- Finnish: Pavlovin koirat
- Directed by: Arto Halonen
- Written by: Arto Halonen
- Produced by: Arto Halonen
- Cinematography: Vladimir Bashta [ru] Arto Halonen Dmitri Avrorin Igor Tshernyshov
- Edited by: Sanna Liinamaa
- Music by: Tapani Rinne
- Production companies: Art Films Production AFP Studio East-West
- Distributed by: Scanbox Entertainment Finland Oy [Wikidata]
- Release dates: 28 March 2005 (IDFA, Amsterdam); 24 February 2006 (Finland);
- Running time: 68 minutes
- Country: Finland
- Language: Russian
- Budget: 255,000 €

= Pavlov's Dogs (film) =

Pavlov's Dogs (Pavlovin koirat) is a 2005 documentary film directed by Arto Halonen. The film explores the manipulation of the human mind as a tool of power, both at the individual and societal levels. It takes its title from the experiments conducted on dogs by Ivan Pavlov. The document was filmed in Moscow, Russia.

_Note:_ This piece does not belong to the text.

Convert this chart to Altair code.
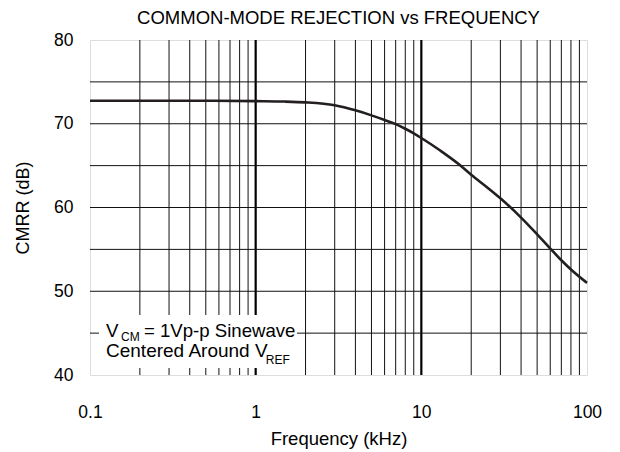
import altair as alt
import pandas as pd

# curve
freq_khz = [0.1, 0.2, 0.5, 1, 1.5, 2, 3, 4, 5, 6, 7, 8, 9, 10, 13, 17, 20, 25, 30, 40, 50, 60, 70, 80, 100]
cmrr_db = [72.75, 72.75, 72.75, 72.7, 72.65, 72.55, 72.2, 71.6, 71.0, 70.45, 69.95, 69.4, 68.85, 68.3,
           66.8, 65.1, 63.9, 62.4, 61.1, 58.8, 56.8, 55.1, 53.7, 52.6, 51.0]

x_ticks = [0.1, 1, 10, 100]
y_ticks = [40, 50, 60, 70, 80]
minor_x = [m * d for d in [0.1, 1, 10] for m in range(2, 10)]
major_x = [1, 10]
grid_y = [45, 50, 55, 60, 65, 70, 75]

note_box_x = [0.1133, 1.775]
note_box_y = [40.84, 47.16]
note_parts = ["V", "CM", "= 1Vp-p Sinewave", "Centered Around V", "REF"]
note_x = [0.1249, 0.1538, 0.2117, 0.1249, 1.151]
note_y = [44.57, 44.1, 44.57, 42.15, 41.31]
note_size = [18.7, 12, 18.6, 19, 12]

FONT = "Liberation Sans"

xscale = alt.Scale(type="log", domain=[0.1, 100], nice=False)
yscale = alt.Scale(domain=[40, 80], nice=False)

curve_df = pd.DataFrame({"f": freq_khz, "db": cmrr_db})
minor_df = pd.DataFrame({"f": minor_x})
major_df = pd.DataFrame({"f": major_x})
gy_df = pd.DataFrame({"db": grid_y})
box_df = pd.DataFrame({"x1": [note_box_x[0]], "x2": [note_box_x[1]],
                       "y1": [note_box_y[0]], "y2": [note_box_y[1]]})
note_df = pd.DataFrame({"t": note_parts, "f": note_x, "db": note_y, "s": note_size})

xaxis = alt.Axis(values=x_ticks, labelExpr="datum.value < 0.5 ? '0.1' : format(datum.value, 'd')",
                 title="Frequency (kHz)", grid=False, ticks=False, domain=False,
                 labelFont=FONT, labelFontSize=17.5, labelColor="#000", labelPadding=28,
                 titleFont=FONT, titleFontSize=18.5, titleFontWeight="normal", titleColor="#000",
                 titlePadding=9, labelFlush=False)
yaxis = alt.Axis(values=y_ticks, title="CMRR (dB)", grid=False, ticks=False, domain=False,
                 labelFont=FONT, labelFontSize=17.5, labelColor="#000", labelPadding=17,
                 titleFont=FONT, titleFontSize=18, titleFontWeight="normal", titleColor="#000",
                 titlePadding=21, labelFlush=False)

minor = alt.Chart(minor_df).mark_rule(color="#111", strokeWidth=1).encode(
    x=alt.X("f:Q", scale=xscale, axis=xaxis))
major = alt.Chart(major_df).mark_rule(color="#000", strokeWidth=2.2).encode(
    x=alt.X("f:Q", scale=xscale))
hgrid = alt.Chart(gy_df).mark_rule(color="#111", strokeWidth=1).encode(
    y=alt.Y("db:Q", scale=yscale, axis=yaxis))
box = alt.Chart(box_df).mark_rect(fill="white").encode(
    x=alt.X("x1:Q", scale=xscale), x2="x2:Q",
    y=alt.Y("y1:Q", scale=yscale), y2="y2:Q")
curve = alt.Chart(curve_df).mark_line(color="#231f20", strokeWidth=2.6, interpolate="monotone").encode(
    x=alt.X("f:Q", scale=xscale), y=alt.Y("db:Q", scale=yscale))
notes = alt.Chart(note_df).mark_text(align="left", baseline="alphabetic", font=FONT, color="#000").encode(
    x=alt.X("f:Q", scale=xscale), y=alt.Y("db:Q", scale=yscale),
    text="t:N", size=alt.Size("s:Q", scale=None, legend=None))

chart = alt.layer(minor, major, hgrid, box, notes, curve).properties(
    width=497, height=335,
    title=alt.TitleParams("COMMON-MODE REJECTION vs FREQUENCY", font=FONT, fontSize=18.5,
                          fontWeight="normal", color="#000", offset=4, anchor="middle"),
    autosize=alt.AutoSizeParams(type="none"),
    padding={"left": 82, "top": 32, "right": 25, "bottom": 76},
).configure_view(stroke="#000", strokeWidth=2.6).configure(background="white")

chart.save("out.html", embed_options={"renderer": "svg", "actions": False})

The film follows Sergey Knyazev, a Russian psychologist and entertainment-industry professional who specializes in manipulating the human mind. Knyazev offers his wealthy clients extraordinary experiences, such as living as a beggar, as a response to the existential emptiness they experience. The film traces his career development from manipulating animals and individuals toward the broader control of the masses, eventually leading to his work with people close to Vladimir Putin.

Pavlov's Dogs premiered in the main competition of the International Documentary Film Festival Amsterdam (IDFA) and was screened at several international film festivals. The film was also shown at the Museum of Modern Art (MoMA) in New York as part of its Documentary Fortnight program, and it was the opening film at the Flahertiana festival in Russia. The film received theatrical distribution in both Finland and Sweden.

The Russian film festival Meetings in Siberia selected the film as one of the best films of all time. In Finland, Pavlov's Dogs received an honorable mention at Kettupäivät film festival in 2006 and was nominated for the Jussi Award for Best Documentary Film in 2007.

In his review for Variety, Ronnie Scheib described the film as "beautifully constructed," calling it a fascinating and skillful portrait of a Russian showman-psychologist. He highlighted how the film reflects the capitalist transformations of post-communist Russia and the phenomenon of "entertainment therapy" for the wealthy through stylized absurdities.